Elle dit: Voilà le vrai départ, en route, tout est possible, dépiégez-vous, désengagez-vous, osez le dégagement des mensonges et des masques, n’ayez pas peur, il y a aussi d’autres personnes et d’autres narrations, passez des stéréotypes à la boue brute, du regard glacial au regard plongé dans l’abîme. Formez le feu.

Terrible exigence.

Elle demande de la créativité.

Du risque. De l’audace.

Elle demande de la vie. »

En juin 2012, dans les colonnes du Monde, la voix singulière de Dimitris Dimitriatis s’était désolidarisée des analyses convenues en scrutant l’évolution de son pays et en appelant à « un sursaut moral profond » : système politique clientéliste hérité de l’occupation ottomane, main mise des deux partis dominants sur l’État et ses richesses, corruption généralisée… « C’est tout cela qui me fait dire que le pays est déjà mort, et qu’il faut l’accepter : tout balayer, pour recommencer depuis le début. C’est cela, la conscience historique ». Dimitriatis n’a pas dû se faire que des amis lorsqu’il assène : « je me dis que les Européens ont raison de vouloir frapper le pays. Il m’arrive de penser qu’il ne faut pas qu’ils aient pitié, parce que vraiment, il faut le dire, le peuple grec aussi est coupable : il a vécu dans une facilité et une frivolité le conduisant à accepter tous les arrangements. »
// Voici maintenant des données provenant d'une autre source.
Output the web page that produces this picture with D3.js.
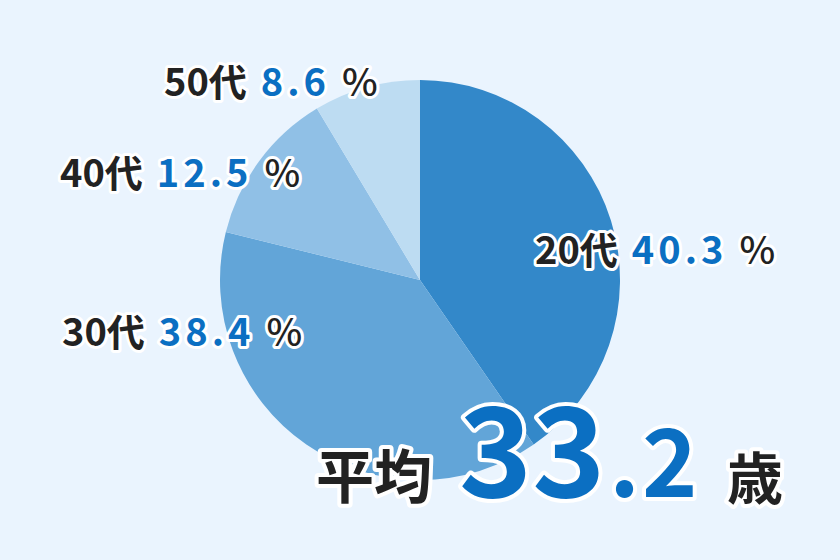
<!DOCTYPE html>
<html>
<head>
<meta charset="utf-8">
<script src="https://cdn.jsdelivr.net/npm/d3@7"></script>
<style>
  body { margin: 0; background: #eaf4fe; }
  text { font-family: "Noto Sans CJK JP", "Noto Sans", sans-serif; paint-order: stroke; stroke: #fff; stroke-linejoin: round; }
</style>
</head>
<body>
<div id="chart"></div>
<script>
// age groups and their share (%)
const ages = ["20代", "30代", "40代", "50代"];
const shares = [40.3, 38.4, 12.5, 8.6];
const colors = ["#3388c9", "#62a5d8", "#90c0e6", "#bddcf2"];
const averageInt = "33";
const averageDec = ".2";

const width = 840, height = 560;
const cx = 420, cy = 280, radius = 200;

const svg = d3.select("#chart")
    .append("svg")
    .attr("width", width)
    .attr("height", height)
    .style("display", "block");

svg.append("rect").attr("width", width).attr("height", height).attr("fill", "#eaf4fe");

const data = ages.map((a, i) => ({ age: a, value: shares[i], color: colors[i] }));

const pie = d3.pie().value(d => d.value).sort(null);
const arc = d3.arc().innerRadius(0).outerRadius(radius);

const g = svg.append("g").attr("transform", `translate(${cx},${cy})`);
g.selectAll("path")
    .data(pie(data))
    .join("path")
    .attr("d", arc)
    .attr("fill", d => d.data.color);

// label positions per slice
const labelPos = [[535, 264], [62, 346], [60, 187], [164, 96]];

const labels = svg.append("g");
data.forEach((d, i) => {
    const t = labels.append("text")
        .attr("x", labelPos[i][0])
        .attr("y", labelPos[i][1])
        .style("font-size", "38px")
        .style("font-weight", 700)
        .attr("stroke-width", 6);
    t.append("tspan").attr("fill", "#222").text(d.age);
    t.append("tspan").attr("fill", "#0b6fc2").attr("dx", 14).style("letter-spacing", "4px").text(d.value.toFixed(1));
    t.append("tspan").attr("fill", "#222").attr("dx", 12).style("font-weight", 500).text("%");
});

// average age
const avg = svg.append("g");
avg.append("text")
    .attr("x", 316).attr("y", 498)
    .attr("fill", "#222")
    .attr("stroke-width", 8)
    .style("font-size", "58px")
    .style("font-weight", 700)
    .text("平均");
const big = avg.append("text")
    .attr("x", 459).attr("y", 497)
    .attr("fill", "#0b6fc2")
    .attr("stroke-width", 8)
    .style("font-weight", 700);
big.append("tspan").style("font-size", "124px").style("letter-spacing", "0px").text(averageInt);
big.append("tspan").style("font-size", "94px").attr("dx", 4).style("letter-spacing", "2px").text(averageDec);
avg.append("text")
    .attr("x", 727).attr("y", 499)
    .attr("fill", "#222")
    .attr("stroke-width", 8)
    .style("font-size", "56px")
    .style("font-weight", 700)
    .text("歳");
</script>
</body>
</html>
En écoutant les quatre comédiens relayer la position de l’écrivain, le public français comprend très bien que ce constat sévère dépasse largement les frontières de la Grèce : la fin d’un cycle historique englobe toute l’Europe, la crise économique et politique n’étant que la partie visible d’une civilisation en train de disparaître au profit d’autres, plus jeunes, plus innovantes, plus audacieuses. Le rétablissement d’une certaine prospérité, la restauration de la situation antérieure à 2008 ne serait pour lui qu’un retour en arrière faussement confortable qui ne ferait que nous berner : une Nuit du Quatre Août est préférable à une stagnation, aux réflexes d’autoprotection d’un peuple « condamné à n’être que le répétiteur passif de stéréotypes, exclu par lui-même de l’effort qui conduit un peuple à se créer lui-même … il vit dans l’illusion historique d’une immortalité immuable, et il en meurt. ».

Pays le plus meurtri de l’Europe, La Grèce pourrait alors être le berceau d’une toute nouvelle civilisation, détachée de ses mauvaises habitudes amorales et consuméristes du XXème siècle : la crise comme point de départ, comme renouveau, prise de conscience d’une nouvelle humanité.